Overall, BORIS provides a convenient option for customers to return online purchases at physical stores, benefiting both the customers and the retailers. However, proper implementation and management are essential to maximise its benefits and mitigate potential challenges.
Pros of BORIS
- Convenience: BORIS offers customers the convenience of returning online purchases at a physical store location. It eliminates the need for shipping and allows for immediate resolution, faster refunds, exchanges, or store credits. Customers can save time and effort by returning items in person rather than dealing with return shipments.
- Foot Traffic and Customer Engagement: BORIS can drive foot traffic to physical stores, presenting an opportunity for retailers to engage with customers and potentially increase sales. By visiting the store for a return, customers may be exposed to additional products, leading to cross-selling or upselling opportunities. It enhances the in-store shopping experience and builds customer loyalty.
- Operational Efficiency: BORIS helps streamline the return process by consolidating returns at physical store locations. This reduces the volume of return shipments, associated costs, and potential damages during transit. It also allows retailers to assess returned items in-person, make decisions regarding restocking or liquidation, and potentially minimise inventory loss.
Cons of BORIS
- Increased In-Store Workload: BORIS can place additional strain on store staff and operations. Handling returns in-store requires dedicated resources and personnel to process returns, inspect items, update inventory, and handle customer inquiries. The increased workload may lead to longer wait times and potentially impact the overall customer experience.
- Potential Inventory Challenges: BORIS introduces the possibility of inventory challenges for retailers. In-store returns need to be carefully managed to ensure accurate tracking and inventory reconciliation.
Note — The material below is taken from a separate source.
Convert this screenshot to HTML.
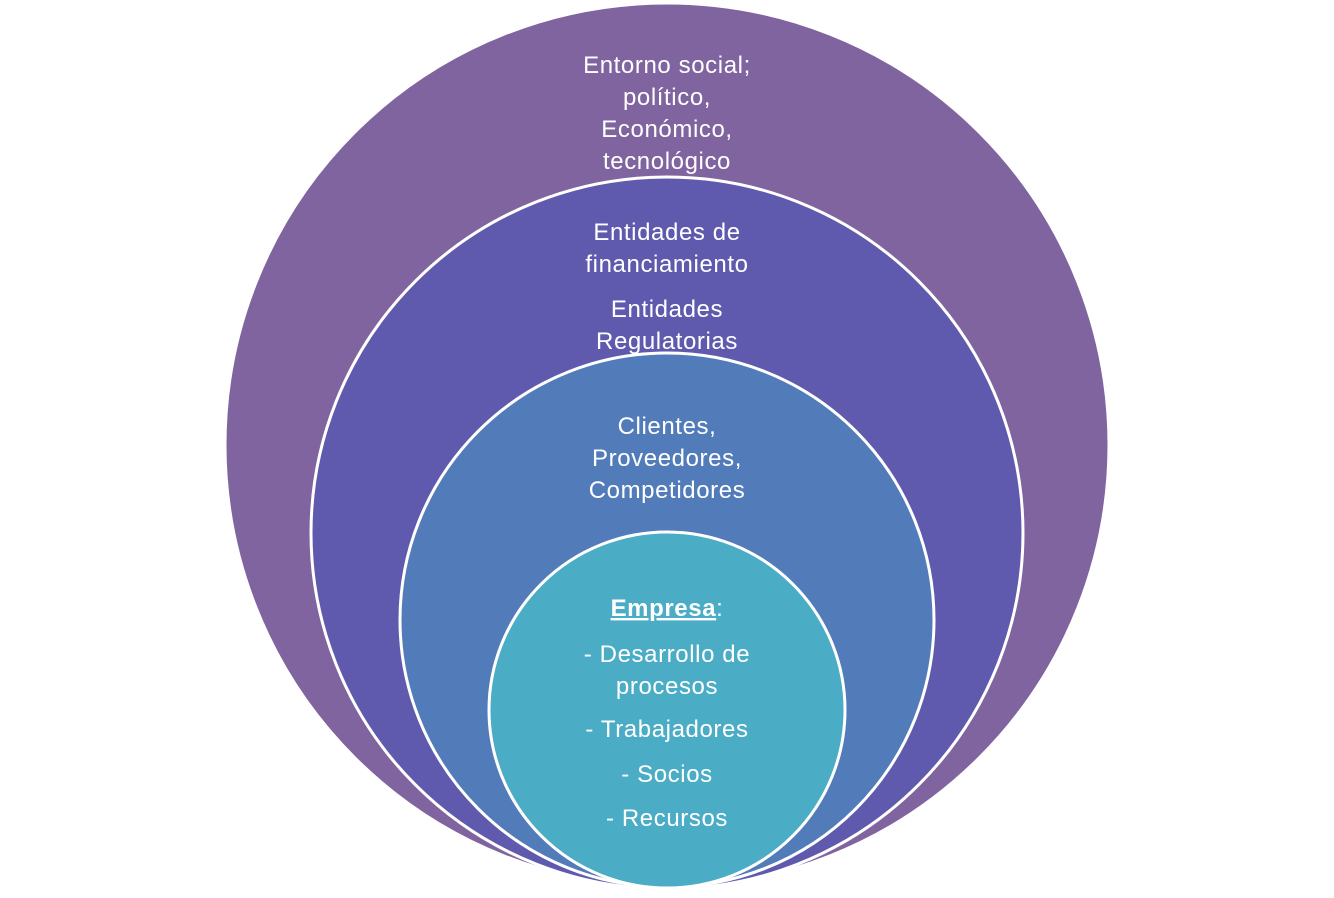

If return volumes are high or the return process is not efficiently managed, it can result in discrepancies between physical inventory and system records, potentially leading to inventory inaccuracies and stockouts.
- Increased Fraud Risk: BORIS presents an increased risk of fraudulent returns. Without proper controls and verification measures in place, customers may attempt to return items that were not originally purchased or are no longer in saleable condition. Retailers need to implement robust return policies, verification procedures, and monitoring systems to mitigate the risk of fraudulent returns.
Below you will find answers to common questions
How can we effectively manage the influx of returns from BORIS while maintaining smooth in-store operations?
To manage returns effectively, it is crucial to allocate dedicated staff and resources specifically for return processing. Establish a designated area within the store for returns, equip it with necessary tools and equipment, and provide clear guidelines to employees on handling returns. Implement streamlined return processes, including barcode scanning or receipt verification, to ensure accurate tracking and faster processing. Regularly train and educate store staff on return policies and procedures to minimise errors and maximise efficiency.
How can we prevent fraudulent returns through the BORIS channel?
Preventing fraudulent returns requires implementing robust return policies and verification procedures. Establish clear guidelines on acceptable return conditions, time limits, and required documentation such as original receipts or order confirmations. Implement a system to validate returned items, such as checking for serial numbers, security tags, or conducting visual inspections. Consider implementing a customer database or loyalty program to track customer purchase history and flag suspicious return patterns. Regularly monitor and analyse return data to identify any anomalies or potential fraud cases and take appropriate action.